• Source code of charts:
⁂

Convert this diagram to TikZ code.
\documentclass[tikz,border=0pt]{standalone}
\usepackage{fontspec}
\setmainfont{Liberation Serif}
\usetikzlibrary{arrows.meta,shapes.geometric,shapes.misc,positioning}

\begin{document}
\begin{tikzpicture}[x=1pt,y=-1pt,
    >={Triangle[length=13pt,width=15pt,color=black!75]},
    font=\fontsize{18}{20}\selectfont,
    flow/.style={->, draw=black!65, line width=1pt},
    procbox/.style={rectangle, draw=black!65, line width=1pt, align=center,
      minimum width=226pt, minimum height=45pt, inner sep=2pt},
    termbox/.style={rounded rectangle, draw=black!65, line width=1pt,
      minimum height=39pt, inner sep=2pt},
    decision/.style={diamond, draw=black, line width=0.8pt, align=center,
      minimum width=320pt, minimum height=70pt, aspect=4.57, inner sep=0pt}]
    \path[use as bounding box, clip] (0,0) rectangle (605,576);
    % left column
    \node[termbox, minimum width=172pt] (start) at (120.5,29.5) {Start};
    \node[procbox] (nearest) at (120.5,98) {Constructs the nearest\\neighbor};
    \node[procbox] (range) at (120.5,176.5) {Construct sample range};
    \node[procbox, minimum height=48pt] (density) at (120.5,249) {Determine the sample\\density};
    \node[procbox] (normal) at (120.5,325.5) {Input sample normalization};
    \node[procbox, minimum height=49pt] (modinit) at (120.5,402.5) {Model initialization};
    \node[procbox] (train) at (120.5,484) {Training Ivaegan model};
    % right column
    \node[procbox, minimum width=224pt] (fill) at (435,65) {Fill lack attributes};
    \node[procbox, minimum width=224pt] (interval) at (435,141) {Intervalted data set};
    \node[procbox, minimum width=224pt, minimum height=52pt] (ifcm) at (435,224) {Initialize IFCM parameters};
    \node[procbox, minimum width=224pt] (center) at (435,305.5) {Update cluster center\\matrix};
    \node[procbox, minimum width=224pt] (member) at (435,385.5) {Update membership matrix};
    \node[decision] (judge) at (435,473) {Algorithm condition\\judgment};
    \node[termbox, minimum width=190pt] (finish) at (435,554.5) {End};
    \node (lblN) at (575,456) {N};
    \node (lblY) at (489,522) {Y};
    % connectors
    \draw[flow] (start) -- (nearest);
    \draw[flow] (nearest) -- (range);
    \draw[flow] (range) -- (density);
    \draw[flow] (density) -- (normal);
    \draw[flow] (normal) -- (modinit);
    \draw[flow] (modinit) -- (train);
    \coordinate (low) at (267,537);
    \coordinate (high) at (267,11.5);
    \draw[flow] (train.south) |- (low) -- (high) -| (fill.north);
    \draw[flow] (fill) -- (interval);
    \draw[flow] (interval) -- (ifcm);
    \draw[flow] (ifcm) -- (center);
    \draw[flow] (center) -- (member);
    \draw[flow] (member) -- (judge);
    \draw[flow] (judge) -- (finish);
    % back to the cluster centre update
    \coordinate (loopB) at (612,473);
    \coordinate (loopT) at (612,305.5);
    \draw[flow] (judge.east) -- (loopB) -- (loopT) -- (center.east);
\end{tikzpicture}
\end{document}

⁂

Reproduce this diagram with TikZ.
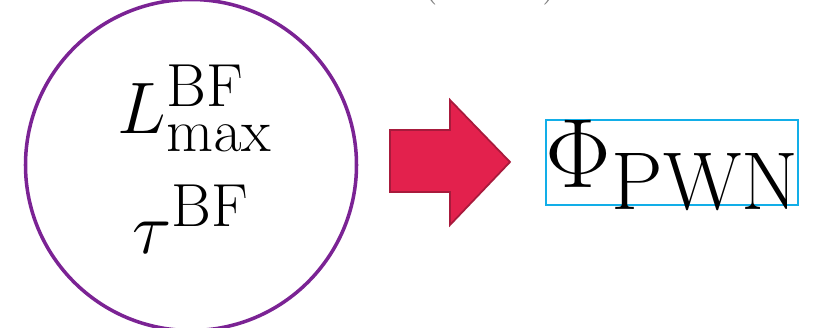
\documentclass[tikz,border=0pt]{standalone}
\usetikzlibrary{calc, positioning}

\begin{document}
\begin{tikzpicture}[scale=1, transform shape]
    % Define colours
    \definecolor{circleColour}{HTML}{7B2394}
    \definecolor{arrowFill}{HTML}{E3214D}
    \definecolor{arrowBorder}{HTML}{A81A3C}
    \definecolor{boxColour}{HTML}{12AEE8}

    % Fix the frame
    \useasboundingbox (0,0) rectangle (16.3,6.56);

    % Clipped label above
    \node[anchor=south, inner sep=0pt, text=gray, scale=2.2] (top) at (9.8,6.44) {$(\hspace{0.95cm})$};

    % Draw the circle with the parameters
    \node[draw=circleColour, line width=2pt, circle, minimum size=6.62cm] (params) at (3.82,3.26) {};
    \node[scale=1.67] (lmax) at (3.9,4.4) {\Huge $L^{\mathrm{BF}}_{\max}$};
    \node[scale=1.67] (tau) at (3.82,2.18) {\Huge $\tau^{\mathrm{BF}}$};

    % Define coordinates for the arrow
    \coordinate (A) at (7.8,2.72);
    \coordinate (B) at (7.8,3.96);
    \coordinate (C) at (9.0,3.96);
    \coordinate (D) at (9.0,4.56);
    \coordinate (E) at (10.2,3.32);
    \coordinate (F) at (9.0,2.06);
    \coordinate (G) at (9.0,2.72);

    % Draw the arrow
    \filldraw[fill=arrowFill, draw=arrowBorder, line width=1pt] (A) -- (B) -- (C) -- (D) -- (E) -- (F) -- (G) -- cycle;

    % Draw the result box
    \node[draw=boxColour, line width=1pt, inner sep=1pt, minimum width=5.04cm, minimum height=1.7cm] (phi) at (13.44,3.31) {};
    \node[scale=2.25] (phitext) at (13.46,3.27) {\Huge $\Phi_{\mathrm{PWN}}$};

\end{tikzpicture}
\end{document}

⁂

• Exercise objective: Pull every line containing "diagram" from the material above.

• Finished task:
Convert this diagram to TikZ code.
Reproduce this diagram with TikZ.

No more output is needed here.